- [Given request]:
State only how many lines contain the string "chart".

- [Supplied information]:

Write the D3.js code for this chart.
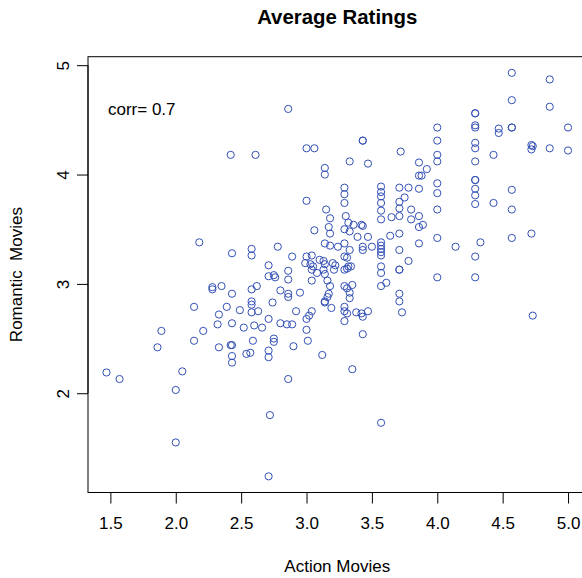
<!DOCTYPE html>
<html>
<head>
<meta charset="utf-8">
<script src="https://cdn.jsdelivr.net/npm/d3@7"></script>
<style>
  html, body { margin: 0; padding: 0; background: #fff; }
  svg { display: block; }
  text { font-family: "Liberation Sans", Arial, Helvetica, sans-serif; fill: #000; }
</style>
</head>
<body>
<svg id="chart" width="582" height="578"></svg>
<script>
// Average rating per viewer: action movies (x) vs romantic movies (y)
const actionRatings = [
  2.42, 2.61, 2.86, 3.00, 3.06, 3.43, 3.43, 3.72, 3.33, 3.47, 3.14, 3.14, 3.29, 3.29, 3.29,
  3.57, 3.57, 3.57, 3.57, 3.57, 3.57, 3.71, 3.78, 3.75, 3.00, 3.71, 3.71, 3.71, 3.80, 3.80, 3.65,
  4.57, 4.86, 4.57, 4.86, 4.29, 4.29, 4.29, 4.29, 4.47, 4.47, 4.57, 4.57, 5.00, 4.00, 4.00,
  4.29, 4.29, 4.72, 4.73, 4.72, 4.86, 5.00, 4.43, 4.00, 4.00, 3.86, 3.92, 3.86, 3.88, 4.29,
  4.29, 4.29, 4.29, 4.29, 3.86, 4.00, 4.00, 4.57, 4.43, 4.00, 4.29, 4.57, 3.86, 3.86, 3.89,
  4.00, 3.86, 4.14, 4.33, 4.57, 4.72, 4.29, 4.00, 4.29, 4.73, 3.78,
  3.15, 3.18, 3.30, 3.32, 3.36, 3.42, 3.43, 3.17, 3.06, 3.18, 3.29, 3.33, 3.39, 3.47, 3.64, 3.71,
  3.57, 3.57, 3.57, 3.57, 3.57, 3.14, 3.18, 3.24, 3.29, 3.33, 3.43, 3.43, 3.50, 3.71,
  2.78, 2.58, 2.58, 2.89, 3.00, 3.04, 2.99, 3.03, 3.05, 3.04, 3.10, 3.13, 3.14, 3.20, 3.22,
  3.29, 3.31, 3.32, 3.34, 3.29, 3.31, 3.13, 3.14, 3.08, 3.21, 2.71, 2.86, 2.71, 2.75, 2.76,
  2.86, 3.04, 3.16, 3.18, 3.57, 3.57, 3.71, 3.71, 3.57, 3.61, 3.29, 3.31, 3.35, 3.33, 3.33,
  2.62, 2.58, 2.80, 2.86, 2.86, 2.95, 3.17, 3.16, 3.14, 3.14, 2.74, 2.58, 2.58, 2.58, 2.63,
  2.92, 3.19, 3.29, 3.29, 3.31, 3.38, 3.42, 3.43, 3.47, 3.71, 3.71, 3.73, 3.00, 3.02, 3.04,
  2.71, 2.60, 2.66, 2.80, 2.85, 2.89, 3.00, 3.29, 3.43, 2.59, 2.75, 2.75, 2.90, 3.01,
  2.18, 2.43, 2.28, 2.28, 2.35, 2.43, 2.14, 2.39, 2.33, 2.49, 2.32, 2.43, 2.52, 1.89, 2.21,
  2.14, 1.86, 2.33, 2.42, 2.43, 2.43, 2.43, 2.54, 2.57, 1.47, 1.57, 2.05, 2.00, 2.00,
  2.71, 2.71, 3.12, 3.35, 2.86, 2.72, 3.57, 2.71
];
const romanticRatings = [
  4.18, 4.18, 4.60, 4.24, 4.24, 4.31, 4.31, 4.21, 4.12, 4.10, 4.06, 4.00, 3.88, 3.82, 3.74,
  3.89, 3.84, 3.80, 3.74, 3.67, 3.59, 3.88, 3.88, 3.79, 3.76, 3.75, 3.69, 3.62, 3.68, 3.59, 3.61,
  4.93, 4.87, 4.68, 4.62, 4.56, 4.56, 4.45, 4.43, 4.42, 4.38, 4.43, 4.43, 4.43, 4.43, 4.31,
  4.29, 4.24, 4.27, 4.26, 4.23, 4.24, 4.22, 4.18, 4.18, 4.12, 4.11, 4.05, 3.99, 3.99, 4.12,
  3.95, 3.95, 3.87, 3.81, 3.87, 3.92, 3.83, 3.86, 3.74, 3.68, 3.73, 3.68, 3.62, 3.52, 3.54,
  3.42, 3.37, 3.34, 3.38, 3.42, 3.46, 3.25, 3.06, 3.06, 2.71, 3.21,
  3.68, 3.60, 3.62, 3.56, 3.54, 3.54, 3.53, 3.52, 3.49, 3.46, 3.50, 3.48, 3.43, 3.43, 3.44, 3.46,
  3.38, 3.35, 3.32, 3.29, 3.26, 3.37, 3.35, 3.34, 3.37, 3.31, 3.34, 3.31, 3.34, 3.31,
  3.34, 3.32, 3.26, 3.25, 3.25, 3.26, 3.19, 3.18, 3.16, 3.13, 3.22, 3.21, 3.18, 3.19, 3.17,
  3.25, 3.24, 3.16, 3.16, 3.13, 3.14, 3.13, 3.09, 3.10, 3.13, 3.17, 3.12, 3.07, 3.08, 3.06,
  3.04, 3.03, 3.03, 2.98, 3.16, 3.10, 3.13, 3.13, 2.98, 3.01, 2.98, 2.96, 2.99, 2.92, 2.87,
  2.98, 2.95, 2.94, 2.91, 2.88, 2.92, 2.91, 2.88, 2.84, 2.83, 2.83, 2.84, 2.81, 2.74, 2.75,
  2.75, 2.78, 2.79, 2.75, 2.73, 2.74, 2.73, 2.70, 2.75, 2.91, 2.84, 2.74, 2.68, 2.71, 2.75,
  2.68, 2.62, 2.60, 2.64, 2.63, 2.63, 2.58, 2.66, 2.54, 2.48, 2.50, 2.47, 2.43, 2.48,
  3.38, 3.28, 2.97, 2.95, 2.98, 2.91, 2.79, 2.79, 2.72, 2.76, 2.63, 2.64, 2.60, 2.57, 2.57,
  2.48, 2.42, 2.42, 2.44, 2.44, 2.34, 2.28, 2.36, 2.37, 2.19, 2.13, 2.20, 2.03, 1.55,
  2.39, 2.33, 2.35, 2.22, 2.13, 1.80, 1.73, 1.24
];
const xTicks = [1.5, 2.0, 2.5, 3.0, 3.5, 4.0, 4.5, 5.0];
const yTicks = [2, 3, 4, 5];
const corrLabel = "corr= 0.7";

const points = actionRatings.map((a, i) => ({ a, r: romanticRatings[i] }));

const svg = d3.select("#chart");
const box = { left: 88, right: 586.5, top: 56.7, bottom: 492.5 };

// pad the data range by 4% on each side
function padded(values) {
  const [lo, hi] = d3.extent(values);
  const p = (hi - lo) * 0.04;
  return [lo - p, hi + p];
}

const x = d3.scaleLinear().domain(padded(actionRatings)).range([box.left, box.right]);
const y = d3.scaleLinear().domain(padded(romanticRatings)).range([box.bottom, box.top]);

const fontSize = 17;
const ink = "#000";

// points
svg.append("g")
  .selectAll("circle")
  .data(points)
  .join("circle")
  .attr("cx", d => x(d.a))
  .attr("cy", d => y(d.r))
  .attr("r", 3.6)
  .attr("fill", "none")
  .attr("stroke", "#3350b5")
  .attr("stroke-width", 1);

// frame
svg.append("rect")
  .attr("x", box.left).attr("y", box.top)
  .attr("width", box.right - box.left).attr("height", box.bottom - box.top)
  .attr("fill", "none").attr("stroke", ink).attr("stroke-width", 1);

// x axis
const xAxis = d3.axisBottom(x).tickValues(xTicks).tickFormat(d3.format(".1f"))
  .tickSize(11).tickPadding(6);
const gx = svg.append("g").attr("transform", `translate(0,${box.bottom})`).call(xAxis);
gx.select(".domain").attr("d", `M${x(xTicks[0])},0H${x(xTicks[xTicks.length - 1])}`).attr("stroke", ink);
gx.selectAll(".tick line").attr("stroke", ink);
gx.selectAll(".tick text")
  .attr("font-size", fontSize).attr("font-family", null).attr("fill", ink)
  .attr("dy", null).attr("y", 36.5);

// y axis with upright-rotated labels
const yAxis = d3.axisLeft(y).tickValues(yTicks).tickFormat(d3.format("d")).tickSize(11);
const gy = svg.append("g").attr("transform", `translate(${box.left},0)`).call(yAxis);
gy.select(".domain").attr("d", `M0,${y(yTicks[0])}V${y(yTicks[yTicks.length - 1])}`).attr("stroke", ink);
gy.selectAll(".tick line").attr("stroke", ink);
gy.selectAll(".tick text")
  .attr("font-size", fontSize).attr("font-family", null).attr("fill", ink)
  .attr("x", null).attr("dy", null)
  .attr("text-anchor", "middle")
  .attr("transform", "translate(-19,0) rotate(-90)");

// titles
const midX = (box.left + box.right) / 2;
const midY = (box.top + box.bottom) / 2;

svg.append("text")
  .attr("x", midX).attr("y", 24)
  .attr("text-anchor", "middle")
  .attr("font-size", 20.4).attr("font-weight", "bold")
  .text("Average Ratings");

svg.append("text")
  .attr("x", midX).attr("y", 572)
  .attr("text-anchor", "middle")
  .attr("font-size", fontSize)
  .text("Action Movies");

svg.append("text")
  .attr("transform", `translate(22,${midY}) rotate(-90)`)
  .attr("text-anchor", "middle")
  .attr("font-size", fontSize)
  .style("white-space", "pre")
  .text("Romantic  Movies");

// correlation note
svg.append("text")
  .attr("x", x(1.74)).attr("y", y(4.6) + 6)
  .attr("text-anchor", "middle")
  .attr("font-size", fontSize)
  .text(corrLabel);
</script>
</body>
</html>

- [Result]:
3